10 Key Concepts of Catholic Social Teaching for Investors

Catholic

Catholic investing does not simply mean avoiding certain industries. It is not merely about applying a negative screen or limiting oneself to a superficial form of ethical investing. Above all, it means recognizing that the economy is part of the Christian vocation, and that financial markets are also called to serve the common good.

Catholic Social Teaching does not offer technical formulas, but it does provide solid and enduring principles to guide human action in the economic sphere. Faith is not an optional add-on to investing; it is its moral compass.

For this reason, investing in coherence with one’s faith requires two inseparable dimensions:
• Structuring the portfolio according to objective principles.
• Living investing as a vocation that requires virtues.

Below, we develop ten key concepts: the first five are structural foundations for building portfolios consistent with the faith; the next five are virtues that every Christian investor should cultivate.

The Structural Foundations of a Faith-Consistent Portfolio

  • The Dignity of the Human Person

The dignity of the human person is the indispensable and non-negotiable principle of all Catholic investing. The human person is always an end in himself or herself, and never a means at the service of economic profit.

This principle requires companies to place the human person at the center and, through their activities and corporate practices, to safeguard the dignity of both their employees and their customers.

Faith-consistent investing therefore places human dignity at the center of business analysis, in a stable and objective manner.

  • The Protection of Life

Human life, from conception to natural death, is inviolable. Therefore, faith-consistent investing excludes companies involved in abortion, embryonic research, euthanasia, or industries that directly attack human life.

Catholic investors cannot detach themselves from the ultimate use of their capital. Responsible Catholic investing requires genuine coherence, not ambiguous compromises.

  • The Protection of the Family

The family, founded on marriage between one man and one woman, is the basic cell of society.
A faith-consistent investment portfolio should avoid companies that promote models contrary to Christian anthropology or that systematically erode the institution of the family.

  • Care for Creation

Care for creation is not environmental ideology, but a moral responsibility.
Ethical investing from a Catholic perspective requires assessing the environmental impact of companies, without falling into the ideological simplifications typical of certain ESG approaches.

The guiding criterion is intergenerational responsibility.
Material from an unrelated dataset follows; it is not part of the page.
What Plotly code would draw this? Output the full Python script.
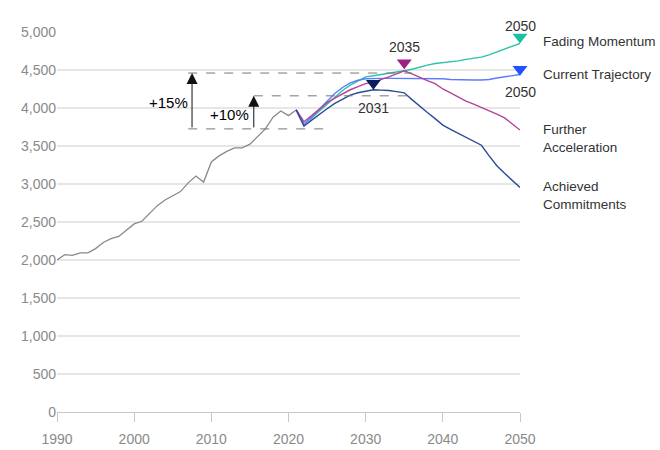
import plotly.graph_objects as go

# ---------------- data ----------------
hist_years = list(range(1990, 2022))
hist_values = [2000, 2070, 2060, 2095, 2095, 2150, 2230, 2280, 2310, 2390,
               2475, 2510, 2610, 2715, 2790, 2850, 2900, 3015, 3105, 3025,
               3290, 3370, 3430, 3475, 3475, 3525, 3620, 3725, 3880, 3960,
               3900, 3975]

scen_years = list(range(2021, 2051))
fading_momentum = [3975, 3790, 3870, 3960, 4060, 4150, 4230, 4300, 4360, 4410,
                   4425, 4440, 4455, 4470, 4490, 4510, 4540, 4565, 4585, 4595,
                   4605, 4620, 4640, 4655, 4670, 4700, 4740, 4780, 4815, 4850]
current_trajectory = [3975, 3780, 3880, 3990, 4090, 4190, 4270, 4330, 4365, 4385,
                      4390, 4390, 4390, 4390, 4390, 4390, 4390, 4390, 4390, 4385,
                      4375, 4370, 4370, 4368, 4368, 4375, 4395, 4410, 4425, 4440]
further_acceleration = [3975, 3820, 3900, 3990, 4070, 4130, 4190, 4240, 4280, 4320,
                        4340, 4370, 4410, 4450, 4490, 4450, 4400, 4360, 4320, 4250,
                        4200, 4140, 4090, 4050, 4010, 3960, 3920, 3870, 3790, 3710]
achieved_commitments = [3975, 3760, 3840, 3920, 3990, 4060, 4120, 4170, 4200, 4225,
                        4240, 4235, 4230, 4215, 4200, 4110, 4020, 3940, 3860, 3775,
                        3720, 3670, 3620, 3570, 3510, 3370, 3240, 3140, 3050, 2955]

series_names = ["Fading Momentum", "Current Trajectory",
                "Further Acceleration", "Achieved Commitments"]
series_values = [fading_momentum, current_trajectory,
                 further_acceleration, achieved_commitments]
line_colors = ["#2cc2ab", "#5b7cff", "#b2449a", "#2c4a96"]
marker_colors = ["#1fbfa3", "#2251ff", "#9e1f86", "#0b1f5e"]

# highlighted points (year, marker value, label value, label)
marker_years = [2050, 2050, 2035, 2031]
marker_values = [4935, 4510, 4595, 4325]
label_values = [5210, 4210, 4805, 4000]
label_texts = ["2050", "2050", "2035", "2031"]

# legend-label positions (data y)
legend_y = [4880, 4435, 3605, 2855]
legend_texts = ["Fading Momentum", "Current Trajectory",
                "Further<br>Acceleration", "Achieved<br>Commitments"]

y_ticks = [0, 500, 1000, 1500, 2000, 2500, 3000, 3500, 4000, 4500, 5000]
x_ticks = [1990, 2000, 2010, 2020, 2030, 2040, 2050]

# growth annotation levels
base_level = 3725
level_15 = 4460
level_10 = 4160

Y_MAX = 5000

fig = go.Figure()

fig.add_trace(go.Scatter(x=hist_years, y=hist_values, mode="lines",
                         line=dict(color="#8a8a8a", width=1.3),
                         showlegend=False, hoverinfo="skip"))

for name, vals, c in zip(series_names, series_values, line_colors):
    fig.add_trace(go.Scatter(x=scen_years, y=vals, mode="lines", name=name,
                             line=dict(color=c, width=1.4), showlegend=False))

fig.add_trace(go.Scatter(x=marker_years, y=marker_values, mode="markers",
                         marker=dict(symbol="triangle-down", size=13,
                                     color=marker_colors, line=dict(width=0)),
                         showlegend=False, cliponaxis=False))

shapes = [
    dict(type="line", xref="x", yref="y", x0=2007, x1=2036, y0=level_15, y1=level_15,
         line=dict(color="#777", width=1, dash="dash")),
    dict(type="line", xref="x", yref="y", x0=2015.5, x1=2036, y0=level_10, y1=level_10,
         line=dict(color="#777", width=1, dash="dash")),
    dict(type="line", xref="x", yref="y", x0=2007, x1=2025.6, y0=base_level, y1=base_level,
         line=dict(color="#777", width=1, dash="dash")),
]

annotations = []
# arrows
for ax_year, top in [(2007.5, level_15), (2015.5, level_10)]:
    annotations.append(dict(x=ax_year, y=top, ax=ax_year, ay=base_level,
                            xref="x", yref="y", axref="x", ayref="y",
                            text="", showarrow=True, arrowhead=2, arrowsize=2.2,
                            arrowwidth=1, arrowcolor="#111"))
annotations.append(dict(x=2004.5, y=4066, xref="x", yref="y", text="+15%",
                        showarrow=False, font=dict(size=15, color="#000")))
annotations.append(dict(x=2012.4, y=3908, xref="x", yref="y", text="+10%",
                        showarrow=False, font=dict(size=15, color="#000")))

for yr, lv, t in zip(marker_years, label_values, label_texts):
    if lv > Y_MAX:
        annotations.append(dict(x=yr, y=lv / Y_MAX, xref="x", yref="paper", text=t,
                                showarrow=False, font=dict(size=14, color="#333")))
    else:
        annotations.append(dict(x=yr, y=lv, xref="x", yref="y", text=t,
                                showarrow=False, font=dict(size=14, color="#333")))

for ly, t in zip(legend_y, legend_texts):
    annotations.append(dict(x=1.046, y=ly, xref="paper", yref="y", text=t,
                            xanchor="left", align="left", showarrow=False,
                            font=dict(size=13.5, color="#333")))

fig.update_layout(
    width=660, height=450,
    margin=dict(l=57, r=140, t=32, b=38),
    paper_bgcolor="white", plot_bgcolor="white",
    font=dict(family="Liberation Sans, Arial, sans-serif", size=14, color="#8a8a8a"),
    shapes=shapes, annotations=annotations,
    xaxis=dict(range=[1990, 2050], tickvals=x_ticks, showgrid=False,
               showline=True, linecolor="#c8c8c8", linewidth=1,
               ticks="outside", ticklen=9, tickcolor="#c8c8c8",
               ticklabelstandoff=5, automargin=False,
               tickfont=dict(size=14, color="#8a8a8a"), zeroline=False),
    yaxis=dict(range=[0, Y_MAX], tickvals=y_ticks, tickformat=",",
               showgrid=True, gridcolor="#e6e6e6", gridwidth=1.5,
               zeroline=False, showline=False, ticks="", automargin=False,
               tickfont=dict(size=14, color="#8a8a8a"), ticksuffix=" "),
    hovermode=False,
)

fig.write_html("out.html")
Creation is both a gift and a task.

  • The Common Good

The common good is the principle that harmonizes all the others.
It is not enough for a company to be profitable. It must contribute positively to integral human development.

A Catholic investment portfolio should be structured with a long-term vision, recognizing that profit is legitimate—but never absolute.

The Virtues of the Christian Investor

Structure is necessary, but not sufficient. Without personal virtue, there is no true coherence.

  • Prudence

Prudence is the virtue that enables one to discern the concrete good in each situation.
In Christian investing, it involves analyzing risks, understanding markets, and avoiding impulsive decisions. Good intentions are not enough; technical competence is required.

Prudence calls for proper formation and the support of investment firms that integrate ethics and professionalism.

  • Justice

Justice leads us to give each person his or her due. The Catholic investor does not seek only to maximize returns, but to participate in building a more just economy. This includes the responsible exercise of shareholder voting and dialogue with companies.

Faith-consistent investing includes active engagement.

  • Fortitude

Fortitude enables investors to uphold ethical criteria even when the market pressures them otherwise.
There will be highly profitable sectors that are not morally acceptable. Fortitude sustains coherence when it entails economic sacrifice.

Without fortitude, Catholic investing dissolves into opportunism.

  • Temperance

Temperance moderates the disordered pursuit of profit. The market encourages immediacy and speculation. The Christian investor is called to a calm, long-term vision, avoiding greed and short-termism.

  • Responsibility

To invest is to exercise co-responsibility for the world. Capital is not neutral. It shapes culture, companies, and social structures. For this reason, Catholic investing is a concrete form of apostolate in the economic sphere. It requires awareness, formation, and appropriate tools.

Faith, Structure, and Virtue

Catholic Social Teaching is not a list of prohibitions. It is a comprehensive vision of the human person and of the economy.

Authentic Catholic investing combines:

  • Objective principles to structure faith-consistent portfolios.
  • Personal virtues to live by investing as a vocation.

When faith and finance are integrated, the market ceases to be a neutral space and becomes a field of witness.